Es gab bei mir inzwischen weitere Upgrades, um aber auf Deine Frage einzugehen: Die Dämpferlänge ist und bleibt 205mm.
Mit einem Hub von 57,5mm bringt der Dämpfer einen Federweg im Hinterbau von 140mm, mit 60mm 150mm, mit 62,5mm 160mm und mit 65mm Hub 170mm Federweg.
Falls man ein 29" auf 297/MX umbauen will, muss der FlipChip auf 27,5" gedreht werden, falls man ein 27,5" auf 297/MX umbauen will, bleibt der FlipChip bei 27,5" und der Steuersatzwinkel wird auf den Winkel für 29" geändert.
D.h. ich fahre vorne 29" mit 160mm Federweg und hinten 27,5" mit 170mm Federweg.
Gern geschehen


----------



## horaz (31. Oktober 2021)

Abgesehen davon war meine Original-Revelation-Gabel defekt, auch wenn ich das lange nicht wahrhaben wollte und einfach dachte sie sei schlicht scheiße.
Die Standrohreinheit war zwar wenig aber mehr als genug verzogen.
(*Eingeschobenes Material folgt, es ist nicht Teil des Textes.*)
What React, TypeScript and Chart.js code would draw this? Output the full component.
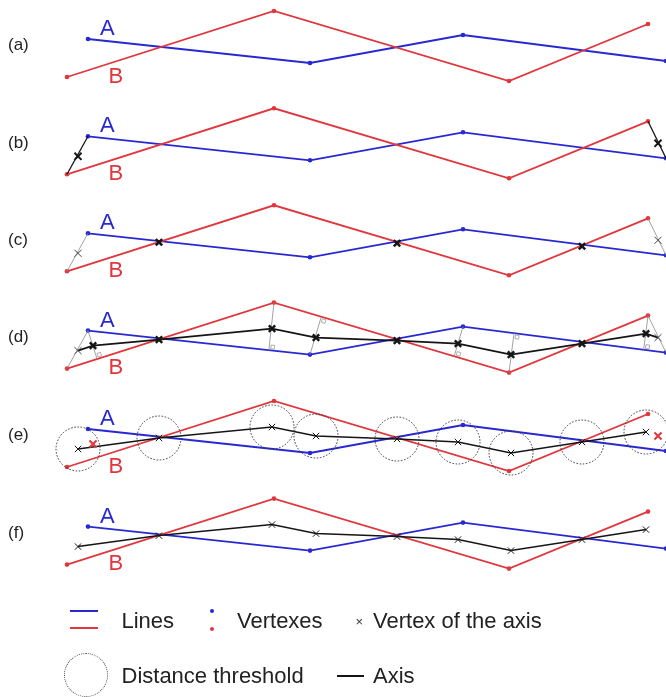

Daher habe ich mir eine neue CSU besorgt.
Allerdings habe ich nicht daran geglaubt, diese so schnell so günstig zu bekommen. Daher bin ich vorher in die Vollen gegangen und habe mir eine Cane Creek Helm Coil mit 160mm besorgt.
Was soll ich sagen: ich bin begeistert. "Leider" so sehr, dass ich nach zwei Ausfahrten den Dämpfer auch auf Coil tauschen wollte.
Der aktuelle Dämpfer ist schon - wie oben geschrieben - nicht mehr original, sondern ein DVO Topaz T3. Ein toller Dämpfer, und auf dem Trail und im Downhill tausendmal besser als der originale Rockshox Deluxe - selbst mit MegNeg. Aber der Firm-Modus führt - evt. auch durch das ovale Kettenblatt - zu einem erheblichen Wippen.
Für einen Ersatz durch Coil habe ich mir zwar Zeit bis zum Frühjahr gegeben, bin aber auf ein Angebot bei bikeinsel gestoßen, das ich nicht ablehnen konnte und habe mir dort einen Kitsuma Coil mit 65mm Hub geordert (auch wenn mich das fast in den Ruin getrieben hat).
Der wird nun in der kommenden Woche kommen und wenn er angekommen ist, werde ich ihn einbauen und testen.
Dann habe ich mit einem Zesty AM Fit Rahmen ein Stahlfeder-MX-Enduro mit 160mm/170mm Federweg und nach einem schnellen Tausch von Gabel und Dämpfer ein Luftfeder-MX-Trailbike mit 140mm/140mm Federweg (Das Ändern des Federwegs geht beim Topaz mit einem Token). Werde ich dann auch testen.
Und das weitere schöne: Wenn ich das Bedürfnis danach haben sollte, kann ich durch das schlichte tauschen des FlipChips problemlos auf ein 29"-Hinterrad zurück (sollte dann allerdings beim langen Federweg auch den Dämpferhub anpassen, aber ein 29"-Enduro werde ich wohl nie fahren wollen).
Ich bin recht sicher, dass ich begeistert sein werde, immerhin bin ich zwei der Geometrien schon gefahren (29" mit 140mm und 297/MX mit 160/170mm).
Das einzige, was gegen Lapierre spricht, ist m.E. ihre Zugeknöpftheit bzgl. DIY (Soweit ich weiß hat Lapierre früher die Drehmomente direkt an den Verschraubungen am Fahrrad angegeben ... heute leider nicht mehr).


----------



## horaz (1. Mai 2022)

Ziemlich schnell hatte ich Probleme mit der CC Helm, weil der Rebound nicht richtig funktionierte. Drehte ich ihn zu, blieb er zu, auch wenn ich ihn wieder aufdrehte.
Ich hab hier versucht herauszufinden, ob das Problem bekannt ist, bekam aber "nur" den Hinweis mich an Cosmic-Sports zu wenden. Das war vollkommen OK.
Ich war aber erstmal angepisst, die Helm in die Ecke gestellt und habe mich der neuen CSU für meine Revelation zugewandt.
Die lief so gut, wie sie wohl von Anfang an hätte laufen müssen.
Außerdem wurde ich inzwischen ein theoretischer Fan der großen Negativluftkammer.
Daher habe ich meine Revelation auf "Dual-Air" umgebaut. Gefolgt bin ich dabei diesem Beispiel:
https://radtechnik.2ix.de/debonair.php 
Und es funktionerte super.
Ich habe nichts vermisst.
Nur halt jetzt im Frühjahr die CC Helm.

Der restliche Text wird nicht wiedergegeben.